Bahçeşehir Üniversitesi Hukuk Fakültesi Öğretim Üyesi Prof. Dr. Feridun Yenisey, 'suçtan mağdur olan kişinin suç şüphelisi ile anlaşması sonucunda ceza yargılamasının sona ermesi' diye tanımlanan 'uzlaşma' ile toplumun kazandığını söyledi. Bir suç işlenmişse devletin buna ceza verme görevinin olduğunu belirten Yenisey, “Çünkü suça ceza vermezseniz, ihkak-ı hak (kanun tanımadan hakkını zor kullanarak alma eylemi) ortaya çıkar.” dedi.

Adana Barosu tarafından düzenlenen 'Ceza Uygulamalarında Uzlaştırmacılık' konulu panele konuşmacı olarak katılan Prof.Dr. Feridun Yenisey, işlenmiş bir suçtan sonra tarafların beli bir edim hususunda anlaşıp ‘barışmaları’ ile devletin kamu davası açmadığını kaydetti. Yenisey, “Diyelim ki bir suç mağduru oldunuz. Fail cezaevine girdi. Ne kazandınız? Fail ile mağdur arasındaki kavga devam ediyor. Barışmadılar; oysa ki barışırlarsa ilerde kavga etmeyecekler. Toplum bundan bir kazançla çıkacak. İşte uzlaştırmanın ana fikri budur.” diye konuştu.

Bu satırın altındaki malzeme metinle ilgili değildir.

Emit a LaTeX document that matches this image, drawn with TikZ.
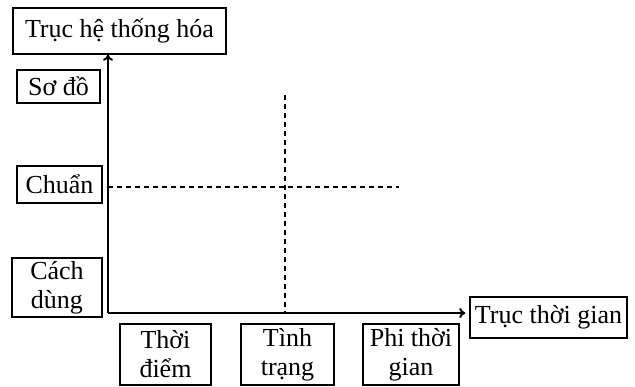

Tarafların ‘bağımsız ve tarafsız’ bir uzlaştırmacı tarafından dava öncesinde ‘adalet sistemi’ içerisinde barıştırılmasının önemi üzerinde duran Yenisey, “Uzlaşmanın adalet sistemi dışında yapılması bizi diyet sistemine götürür. Kabul etmediğimiz örgütlerin araya girerek barıştırma sistemlerine girebilir. Bunu kabul etmiyoruz. Bu nedenle ceza soruşturmasının başlaması ile kamu davasının açılmasından önce bir araya prosedür koyuyoruz. Hangi suçlarda uzlaşma yolu açık? Bunun bir kriterinin konulması gerekir. Eğer bütün suçları uzlaşmaya açarsak adalet sistemi çöker. Parasını veren suçu işler. Böyle bir şey kamu hukukunda kabul edilemez. Bazı suçlarda uzlaşmayı kabul etmek tercihi yapılmalıdır.” şeklinde konuştu.

Mevcut yasalarda uzlaşmanın ‘şikâyete bağlı ve şikâyete bağlı olmamasına rağmen kanun koyucunun tek tek saydığı bazı suçların eklendiğine’ dikkat çeken Prof. Dr. Feridun Yenisey, şöyle devam etti: “Uzlaşma şüpheliler açısından çok büyük bir kazanç. Çünkü zanlı hakkında kamu davası açılmıyor. Yeni bir delil çıkmadıkça artık o iş bir daha soruşturulmuyor. Mağdur ise suç bakımından uğradığı tüm zararı gideriliyor. Uzlaşma sonunda ‘toplumsal barış’ kazanılıyor. İki kişi 30 gün evvel kavga etmiş, şimdi el sıkışıyor. Uzlaştırmacı onları barıştırıyor. Bu topluma büyük bir hizmettir.”

“Uzlaştırmacılığın psikolojik temelleri ve süreçleri” başlıklı sunumu yapan Psikolog-Psikometris Prof. Dr. Adnan Erkuş ise uzlaştırmacılığın kişiler arası ilişkiler ve iletişim becerisine dayandığını hatırlattı. Erkuş, sistemin ‘Kazan-kazan’ kaybedenin olmadığı, iki tarafın da kazançlı çıktığı, ödün verdiği sonucunu hedeflediğini anlattı.

Adana Cumhuriyet Savcısı Süleyman Bal’da uzlaşmayla yargı organlarının iş yükünün azaltıldığını, adalete erişimin hızlandığını ve masrafların asgari düzeye çekildiğini vurguladı.

Paneli yöneten Adana Barosu Yönetim Kurulu Üyesi Avukat Veli Küçük, Avrupa ve ABD'de çok köklü bir uygulama olan uzlaşmanın esnek, geniş kapsamlı, sorun çözücü, katılımcı bir usul olduğunu aktardı.

Baro Tesisleri’nde gerçekleştirilen panele Adana Bölge Adliye Mahkemeleri Cumhuriyet Başsavcısı Sabri Beytorun, Baro Başkan Yardımcısı Murat Loğoğlu, avukat ve stajyer avukatlar katıldı.